The text is the single most iconographically rich work in the Sino-Buddhist astrological corpus. Its planetary images — Rāhu as a snake-tailed dragon-headed warrior, Ketu as a comet-tailed celestial dog, Saturn as a black-skinned old man holding a staff, etc. — were directly transmitted to the Heian Sukuyō-mandara and to the Japanese Kuyō mandala 九曜曼荼羅 still preserved in Tendai and Shingon temples. The ànxū “Dark Vacancy” tenth deity is unique in East Asian astrology to this text and its derivatives.
Translations and research
- Kotyk, Jeffrey 郭傑福. “The Sinicization of Indo-Iranian Astrology in Medieval China.” Sino-Platonic Papers 282 (2018) — extended discussion of T1311 and its sources; “Yixing and Pseudo-Yixing.” JCBS 31 (2018): 1–37.
- Yano Michio.
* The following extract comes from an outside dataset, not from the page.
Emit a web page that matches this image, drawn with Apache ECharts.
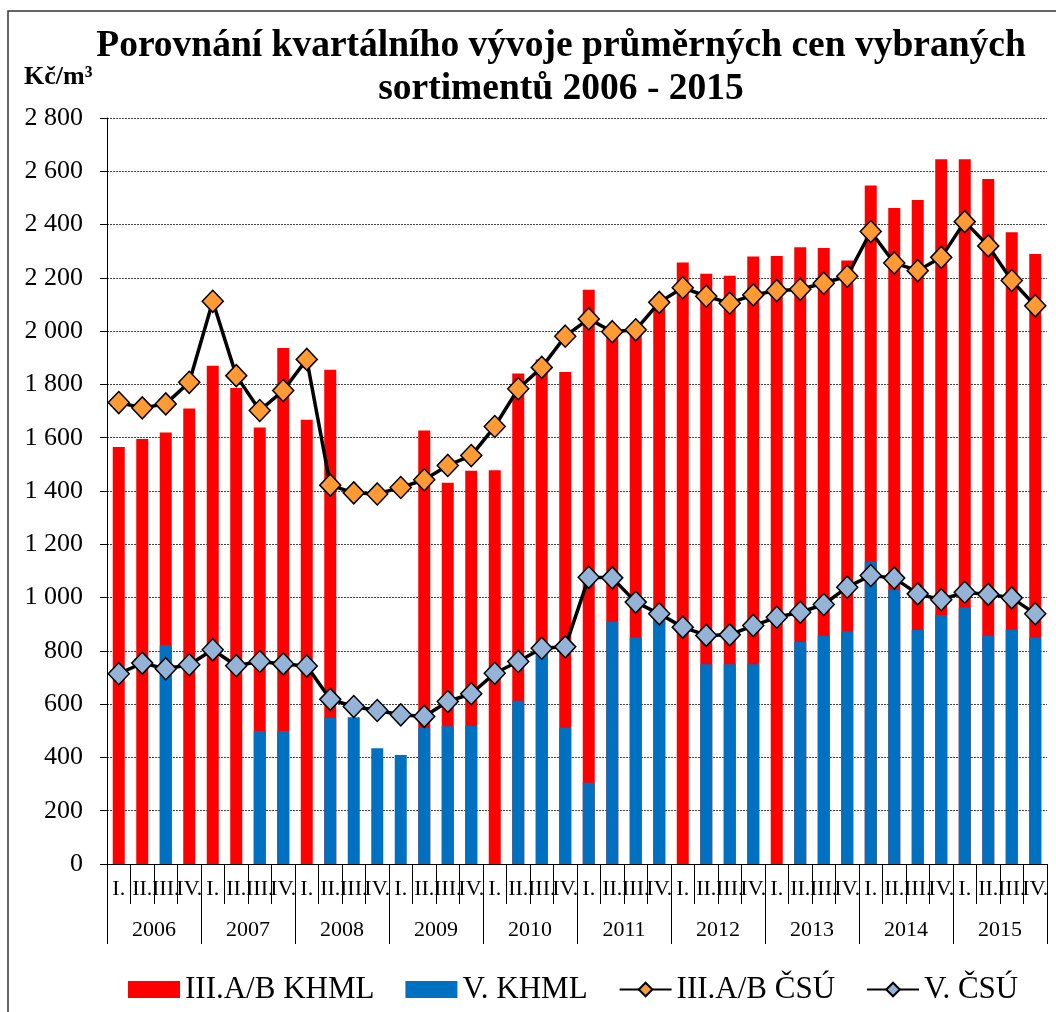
<!DOCTYPE html>
<html>
<head>
<meta charset="utf-8">
<script src="https://cdn.jsdelivr.net/npm/echarts@6/dist/echarts.min.js"></script>
<style>
  html, body { margin: 0; padding: 0; background: #fff; }
  #chart { width: 1056px; height: 1012px; }
</style>
</head>
<body>
<div id="chart"></div>
<script>
// quarters 2006 - 2015
var years = ['2006', '2007', '2008', '2009', '2010', '2011', '2012', '2013', '2014', '2015']
var quarterNames = ['I.', 'II.', 'III.', 'IV.']
var quarters = []
years.forEach(function () { quarters = quarters.concat(quarterNames) })

// bars (null = no value in that quarter)
var khmlAB = [
  1565, 1595, 1620, 1710, 1870, 1787, 1638, 1937,
  1667, 1855, null, null, null, 1627, 1431, 1476,
  1478, 1841, 1894, 1847, 2155, 1990, 1995, 2090,
  2258, 2215, 2208, 2280, 2282, 2315, 2312, 2265,
  2547, 2462, 2492, 2645, 2645, 2571, 2371, 2290
]
var khmlV = [
  null, null, 821, null, null, null, 499, 499,
  null, 549, 551, 434, 409, 510, 517, 519,
  null, 613, 835, 511, 305, 909, 850, 915,
  null, 750, 750, 750, null, 833, 857, 873,
  1134, 1029, 878, 935, 962, 857, 879, 849
]

// lines
var csuAB = [
  1732, 1712, 1727, 1808, 2112, 1833, 1702, 1777,
  1894, 1422, 1393, 1389, 1413, 1442, 1496, 1533,
  1642, 1784, 1864, 1981, 2046, 1998, 2005, 2108,
  2163, 2131, 2105, 2136, 2152, 2157, 2180, 2206,
  2374, 2256, 2227, 2277, 2411, 2320, 2190, 2095
]
var csuV = [
  714, 754, 733, 748, 804, 744, 760, 751,
  743, 618, 591, 576, 560, 554, 610, 639,
  716, 760, 810, 815, 1076, 1074, 983, 939,
  889, 858, 860, 895, 926, 945, 974, 1039,
  1083, 1073, 1014, 992, 1020, 1012, 999, 939
]

var serif = '"Liberation Serif", "Times New Roman", serif'

var chart = echarts.init(document.getElementById('chart'))

function fmtThousands(v) {
  var s = String(v)
  if (s.length > 3) s = s.slice(0, s.length - 3) + ' ' + s.slice(s.length - 3)
  return s
}

chart.setOption({
  animation: false,
  backgroundColor: '#fff',
  graphic: [
    {
      type: 'rect',
      shape: { x: 8, y: 11, width: 1100, height: 1100 },
      style: { fill: 'none', stroke: '#333', lineWidth: 1.5 },
      silent: true
    },
    {
      type: 'text',
      x: 561,
      y: 25,
      style: {
        text: 'Porovnání kvartálního vývoje průměrných cen vybraných\nsortimentů 2006 - 2015',
        font: 'bold 37.5px ' + serif,
        textAlign: 'center',
        lineHeight: 43,
        fill: '#000'
      }
    },
    {
      type: 'text',
      x: 24,
      y: 64,
      style: {
        text: 'Kč/m³',
        font: 'bold 26px ' + serif,
        fill: '#000'
      }
    }
  ],
  legend: {
    left: 123,
    top: 969,
    itemWidth: 52,
    itemHeight: 17,
    itemGap: 31,
    textStyle: { fontFamily: serif, fontSize: 31, color: '#000' },
    data: [
      { name: 'III.A/B KHML', icon: 'rect' },
      { name: 'V. KHML', icon: 'rect' },
      'III.A/B ČSÚ',
      'V. ČSÚ'
    ]
  },
  grid: {
    left: 107,
    right: 9,
    top: 118,
    bottom: 148
  },
  xAxis: [
    {
      type: 'category',
      data: quarters,
      axisLine: { show: true, lineStyle: { color: '#000', width: 1 } },
      axisTick: { show: true, interval: 0, length: 40, lineStyle: { color: '#000', width: 1 } },
      axisLabel: {
        show: true,
        interval: 0,
        hideOverlap: false,
        margin: 14,
        fontFamily: serif,
        fontSize: 22,
        color: '#000'
      }
    },
    {
      type: 'category',
      data: years,
      position: 'bottom',
      axisLine: { show: false },
      axisTick: { show: true, interval: 0, length: 80, lineStyle: { color: '#000', width: 1 } },
      axisLabel: {
        interval: 0,
        hideOverlap: false,
        margin: 55,
        fontFamily: serif,
        fontSize: 22,
        color: '#000'
      }
    }
  ],
  yAxis: {
    type: 'value',
    min: 0,
    max: 2800,
    interval: 200,
    axisLine: { show: true, lineStyle: { color: '#000' } },
    axisTick: { show: true, length: 7, lineStyle: { color: '#000' } },
    axisLabel: {
      margin: 24,
      fontFamily: serif,
      fontSize: 26,
      color: '#000',
      formatter: fmtThousands
    },
    splitLine: { lineStyle: { color: '#444', type: [2, 1], width: 1 } }
  },
  series: [
    {
      name: 'III.A/B KHML',
      type: 'bar',
      data: khmlAB,
      barWidth: 12,
      barGap: '-100%',
      itemStyle: { color: '#ff0000' }
    },
    {
      name: 'V. KHML',
      type: 'bar',
      data: khmlV,
      barWidth: 12,
      barGap: '-100%',
      itemStyle: { color: '#0070c0' }
    },
    {
      name: 'III.A/B ČSÚ',
      type: 'line',
      data: csuAB,
      symbol: 'diamond',
      symbolSize: [21, 22],
      lineStyle: { color: '#000', width: 3.5 },
      itemStyle: { color: '#ff9a35', borderColor: '#000', borderWidth: 1.5 },
      z: 3
    },
    {
      name: 'V. ČSÚ',
      type: 'line',
      data: csuV,
      symbol: 'diamond',
      symbolSize: [21, 22],
      lineStyle: { color: '#000', width: 3.5 },
      itemStyle: { color: '#95b3d7', borderColor: '#000', borderWidth: 1.5 },
      z: 3
    }
  ]
})
</script>
</body>
</html>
Mikkyō senseijutsu 密教占星術. Rev. ed., Tōyō shoin, 2013 — long section on T1311 with reproduction of the deity images.
- Mak, Bill M. “The Transmission of Greek Astral Science into India Reconsidered.” Historia Mathematica 41 (2014): 408–429 — discussion of horā / 火羅 etymology relevant to the title.
- Mollier, Christine. Buddhism and Taoism Face to Face. University of Hawai’i Press, 2008.
- Sørensen, Henrik H. “Astrology and the State in Mediaeval China.” In Esoteric Buddhism and the Tantras in East Asia. Brill, 2011 — places T1311 in late-Tang state-ritual.
- Sengupta, P. C. Ancient Indian Chronology. Calcutta University, 1947 — for the Indian navagraha iconographic background.
Other points of interest
The dating evidence given in the preface — “from the wùyín year of Wǔdé 1 to the jiǎwǔ year of Xiántōng 15, there are altogether 257 years” (618–874) — is a rare instance in the Buddhist canon where the redactor’s contemporary date is internally and arithmetically explicit. It is on the strength of this passage that the conventional dating of the text to c. 874 (with possible later redactional layers in the 928/939 manuscript variants) is established. The Yīxíng attribution is therefore conclusively pseudepigraphic.